E 17 kopiert weder Gnome noch KDE noch XFCE/LXDE oder einen anderen Fenstermanager und hat nicht nur deshalb seine Existenzberechtigung zwischen den anderen verbreiteten Oberflächen. Enlightenment könnte für alle diejenigen etwas sein, die einen schnellen, aber graphisch anspruchsvollen, schicken Desktop mögen, das mitunter schnelle Entwicklungstempo bei der Konkurrenz aber scheuen und Stabilität den Vorzug geben. E 17 verspricht auf lange Sicht Kontinuität. Auch für ältere Rechner eignet es sich als Alternative zu den Desktop-Schwergewichten.
Die Installation von Enlightenment ist nicht ganz trivial, daher sollte man auf eine Distribution zurückgreifen, die es standardmäßig mitliefert oder es sogar als primären Desktop verwendet, wie z.B. Bodhi Linux, basierend auf Ubuntu.

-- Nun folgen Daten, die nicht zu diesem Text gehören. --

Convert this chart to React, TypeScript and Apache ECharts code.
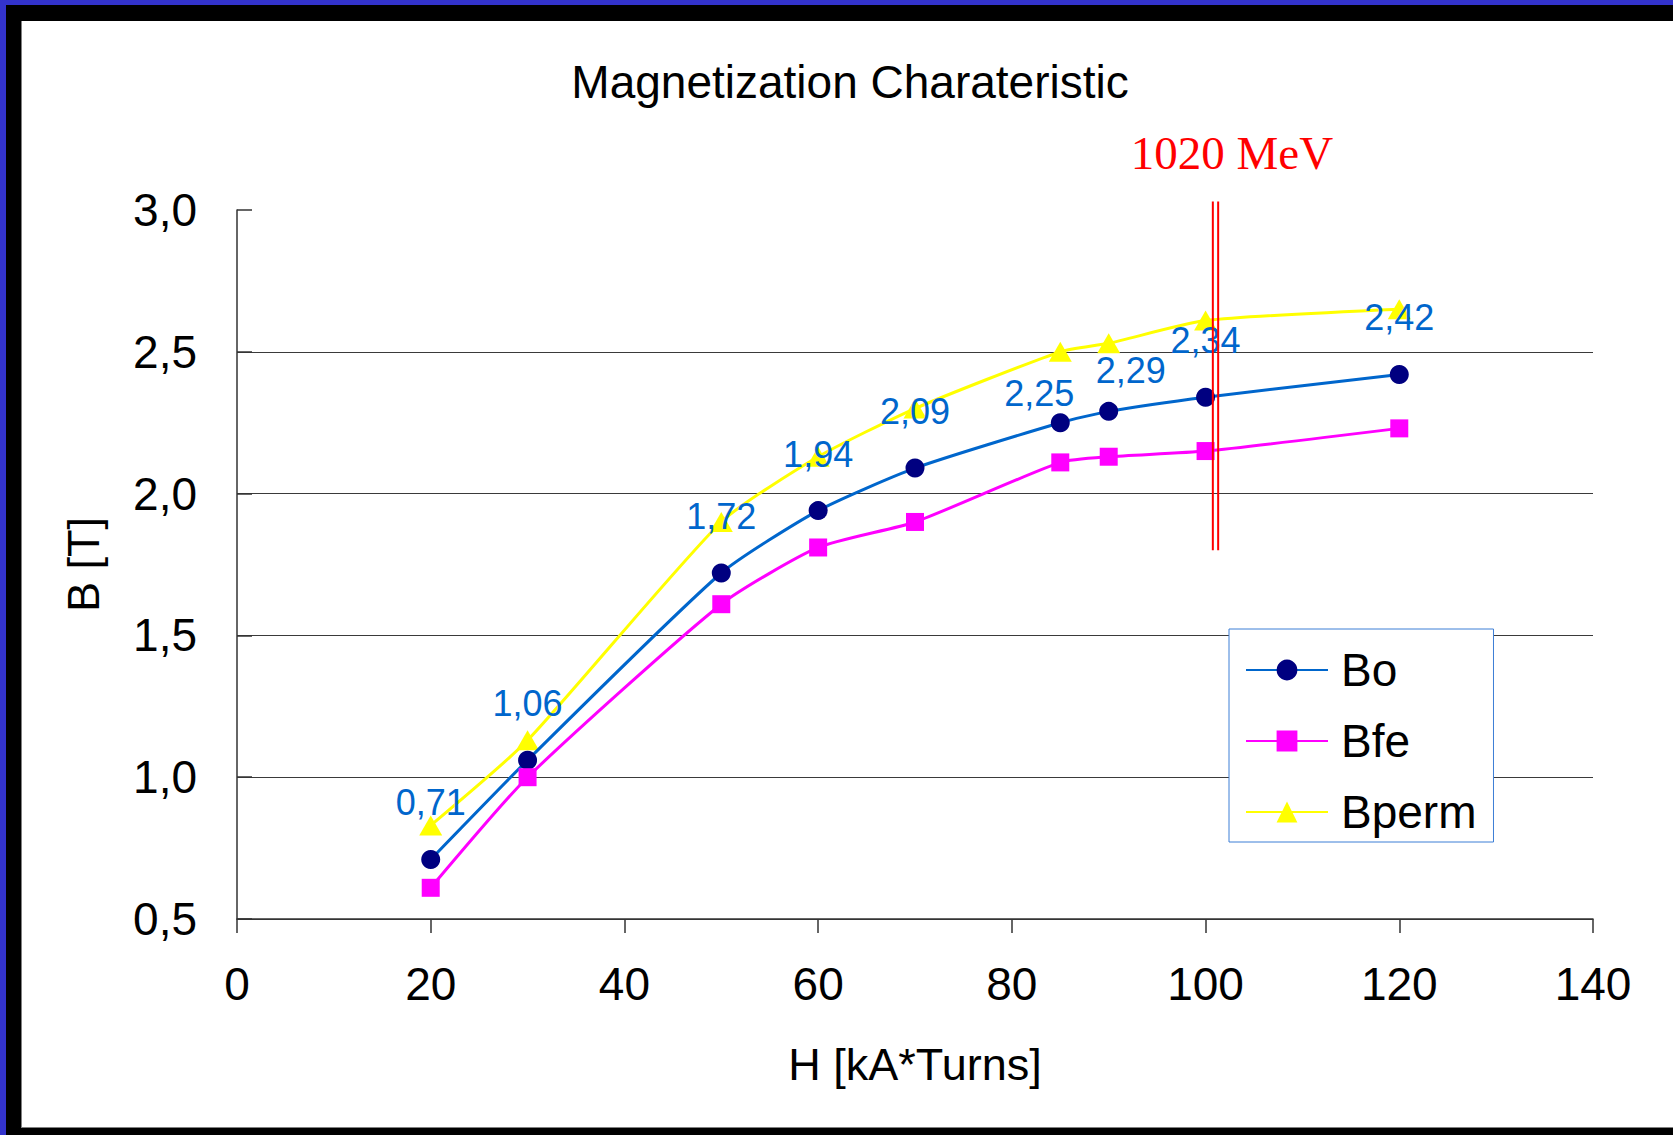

Wer E 17 ausprobieren möchte, ist aber auch bei Ubuntu selbst gut aufgehoben, hier befindet es sich in den Standard-Paketquellen (jedoch noch nicht die Finalversion). Auch bei Opensuse ist es dabei. Fedora hingegen liefert Enlightenment nicht aus, und auch Debian Stable hat nur das uralte E 16 mit an Bord, das mit dem heutigen E 17 aber nicht mehr viel gemein hat.